Using Technology to Reduce Burdens of Grantee Reporting

As foundations strive to become more accountable and transparent about what they are achieving with their tax-exempt endowments, they are adopting practices to measure the impact of their grants, which in turn requires measuring the impact of their grantees’ work. Because each foundation typically has distinct goals it is trying to achieve, grantees often must report on a host of different measures for different funders. All of this results in a vicious cycle of paperwork.

Project Streamline, a group of eight prominent organizations representing grantmakers and grantees, recently published a report examining this phenomenon called “Drowning in Paperwork, Distracted from Purpose.” It is the beginning of a year-long conversation the group will lead about how to improve the gathering of grant information for a “stronger, more effective sector.”

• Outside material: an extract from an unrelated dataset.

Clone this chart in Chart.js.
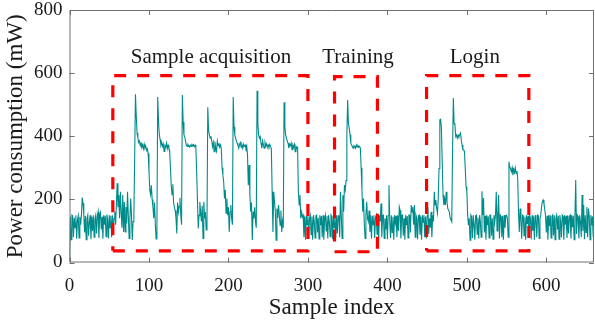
<!DOCTYPE html>
<html><head><meta charset="utf-8">
<script src="https://cdn.jsdelivr.net/npm/chart.js@4/dist/chart.umd.min.js"></script>
<style>html,body{margin:0;padding:0;background:#fff;}#wrap{width:595px;height:322px;position:relative;}</style>
</head><body><div id="wrap"><canvas id="c"></canvas></div>
<script>
// ---- data (power consumption in mW per sample index) ----
const baseA = [0,145,72,150,148,80,142,110,150,75,
135,148,78,145,120,150,206,188,150,95,
148,72,140,150,85,128,150,74,145,100,
150,80,138,150,92,147,161,78,150,158,
105,145,75,150,120,148,82,152,135,76,
150,110,148,80];
const preAcq = [150,95,140,161,120,187,251,175,214,140,224,160,110,214,97,192,97,176,124,224,150,76,140,203,150,71,130,150,330];
const cycle1 = [533,465,410,395,380,385,370,378,365,372,360,375,362,368,355,360,345,290,230,215,245,200,175,140,190,120,75,110];
const cycle2 = [524,450,405,390,372,380,368,376,352,370,365,378,360,372,362,355,300,245,215,248,190,175,165,140,92,190,160,178,205,150,120];
const cycle3 = [531,445,404,399,385,372,368,374,370,366,372,368,373,370,374,367,372,365,288,198,108,150,192,160,130,180,76,192,140,160,103,130];
const cycle4 = [492,420,404,394,400,385,367,380,351,383,360,352,385,370,378,365,372,360,300,277,256,203,230,156,203,150,175,97,161,182,140,120];
const cycle5 = [524,430,404,394,385,378,370,362,375,380,365,372,362,375,368,372,362,370,341,245,309,214,161,190,71,161,140,175,129,110];
const cycle6 = [544,440,404,394,399,378,362,385,372,362,380,370,376,365,372,366,374,368,360,224,97,224,192,161,71,171,140,182,150,118,165,97,130,110];
const cycle7 = [508,430,404,394,385,378,362,375,370,378,357,372,365,374,351,368,362,365,224,182,214,140,160,145];
const baseB = [150,80,145,72,148,120,150,76,140,150,
88,146,72,150,130,78,148,150,95,142,
75,150,118,147,80,150,72,138,150,100,
148,76,150,128,82,150,145,74,150,110,
140,78,150,92,148,150,80];
const training = [224,150,76,214,161,245,230,260,404,515,440,425,405,378,372,367,362,370,365,362,372,366,370,365,368,362,300,230,161,203,120,76,150,192,140,130,165];
const baseC = [97,150,75,148,120,150,78,142,150,90,
146,72,150,130,187,80,148,150,76,140,
105,150,74,148,245,130,78,150,95,145,
72,150,125,148,80,150,100,176,165,76,
148,150,85,140,72,150,118,147,78,150,
150,95,182,160,176,120,182,80,150,140,
74,148,150,88,145,72,150,128,150,80,
146,76];
const login = [148,176,90,140,110,161,80,150,130,224,
182,198,171,156,203,298,452,454,425,319,
214,182,200,182,224,192,171,166,160,140,
135,129,351,521,441,436,399,404,394,404,
399,405,410,388,372,357,357,351,298,240,
226,150,118,140,71];
const baseD = [150,145,78,150,120,72,148,150,90,142,
76,150,130,80,226,150,204,95,148,72,
150,118,146,78,150,150,85,140,74,150,
126,148,224,100,150,214,76,150,145,80,
148,72,150,110,148,150,140,80];
const login2 = [319,303,297,288,300,277,295,285,300,282,290,267,161,97,171,140];
const baseE = [75,150,148,85,145,72,150,122,148,78,
150,140,74,150,100,146,72,150,135,80,
150,148,76,140,150,175,192,198,188,168,
150,95,148,72,150,115,150,78,145,150,
86,150,72,140,150,104,148,74,150,130,
80,150,146,72,150,120,148,78,150,92,
145,150,75,150,112,148,72,150,261,90,
150,145,76,150,128,80,214,100,182,74,
150,95,176,80,171,148,72,150,118,146,
80];
const power = [].concat(baseA, preAcq, cycle1, cycle2, cycle3, cycle4, cycle5, cycle6, cycle7,
  baseB, training, baseC, login, baseD, login2, baseE);

// ticks
const xTicks = [0,100,200,300,400,500,600];
const yTicks = [0,200,400,600,800];

// annotated regions
const boxLabels = ['Sample acquisition','Training','Login'];
const boxX0 = [54.5,333.5,449.3];
const boxX1 = [300,387.5,578];
const boxY0 = [37,34,37];
const boxY1 = [592,589,592];
const labelX = [178,363,510];
const labelY = 633;

const FONT = "'Liberation Serif','Times New Roman',serif";
const TXT = '#1a1a1a';
const AXIS = '#6e6e6e';

const lineData = power.map((v,i)=>({x:i,y:v}));
const boxSets = boxLabels.map((name,k)=>({
  label: name,
  data: [{x:boxX0[k],y:boxY0[k]},{x:boxX1[k],y:boxY0[k]},{x:boxX1[k],y:boxY1[k]},{x:boxX0[k],y:boxY1[k]},{x:boxX0[k],y:boxY0[k]}],
  borderColor: '#ff0000',
  borderWidth: 3.2,
  borderDash: [12,11],
  pointRadius: 0,
  fill: false,
  tension: 0,
  order: 0
}));

const framePlugin = {
  id: 'frame',
  afterDraw(chart){
    const {ctx, chartArea:a, scales:{x, y}} = chart;
    ctx.save();
    ctx.strokeStyle = AXIS;
    ctx.lineWidth = 1;
    ctx.beginPath();
    ctx.rect(a.left+0.5, a.top+0.5, a.right-a.left-1, a.bottom-a.top-1);
    const tl = 5;
    xTicks.forEach(v=>{
      const px = Math.round(x.getPixelForValue(v))+0.5;
      ctx.moveTo(px, a.bottom); ctx.lineTo(px, a.bottom-tl);
      ctx.moveTo(px, a.top); ctx.lineTo(px, a.top+tl);
    });
    yTicks.forEach(v=>{
      const py = Math.round(y.getPixelForValue(v))+0.5;
      ctx.moveTo(a.left, py); ctx.lineTo(a.left+tl, py);
      ctx.moveTo(a.right, py); ctx.lineTo(a.right-tl, py);
    });
    ctx.stroke();
    ctx.fillStyle = TXT;
    ctx.font = '21px ' + FONT;
    ctx.textAlign = 'center';
    ctx.textBaseline = 'alphabetic';
    boxLabels.forEach((t,k)=>{
      ctx.fillText(t, x.getPixelForValue(labelX[k]), y.getPixelForValue(labelY));
    });
    ctx.restore();
  }
};

new Chart(document.getElementById('c'), {
  type: 'line',
  data: {
    datasets: [
      ...boxSets,
      {
        label: 'Power',
        data: lineData,
        borderColor: 'rgb(0,139,139)',
        borderWidth: 1.1,
        pointRadius: 0,
        fill: false,
        tension: 0,
        order: 1
      }
    ]
  },
  options: {
    responsive: true,
    maintainAspectRatio: false,
    animation: false,
    devicePixelRatio: 1,
    layout: { padding: { left: 0, right: 1, top: 10, bottom: 0 } },
    plugins: { legend: { display: false }, tooltip: { enabled: false } },
    scales: {
      x: {
        type: 'linear', min: 0, max: 660,
        afterBuildTicks(s){ s.ticks = xTicks.map(v=>({value:v})); },
        afterFit(s){ s.height = 59.5; s.paddingLeft = 0; s.paddingRight = 0; },
        grid: { display: false, drawTicks: false },
        border: { display: false },
        ticks: { font: { family: FONT, size: 19 }, color: TXT, padding: 12, maxRotation: 0, autoSkip: false },
        title: { display: true, text: 'Sample index', font: { family: FONT, size: 23 }, color: TXT, padding: { top: 0, bottom: 0 } }
      },
      y: {
        type: 'linear', min: 0, max: 800,
        afterBuildTicks(s){ s.ticks = yTicks.map(v=>({value:v})); },
        afterFit(s){ s.width = 69.5; s.paddingTop = 0; s.paddingBottom = 0; },
        grid: { display: false, drawTicks: false },
        border: { display: false },
        ticks: { font: { family: FONT, size: 19 }, color: TXT, padding: 7 },
        title: { display: true, text: 'Power consumption (mW)', font: { family: FONT, size: 23 }, color: TXT, padding: { top: 2, bottom: 0 } }
      }
    }
  },
  plugins: [framePlugin]
});
</script>
</body></html>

One development that might be particularly promising in this regard is the Cultural Data Project, which was developed and is overseen by a group of Pennsylvania funding agencies. It is described by the Pew Charitable Trusts as “a standardized, statewide, Web-based data-collection system for arts and culture organizations.” Basically, it functions as a centralized place where arts and culture organizations provide data that multiple funders need. But not only does it provide the funders with data – each organization also is able to access the aggregated data of its peers. The project has begun a national expansion, and it may provide a model for other fields.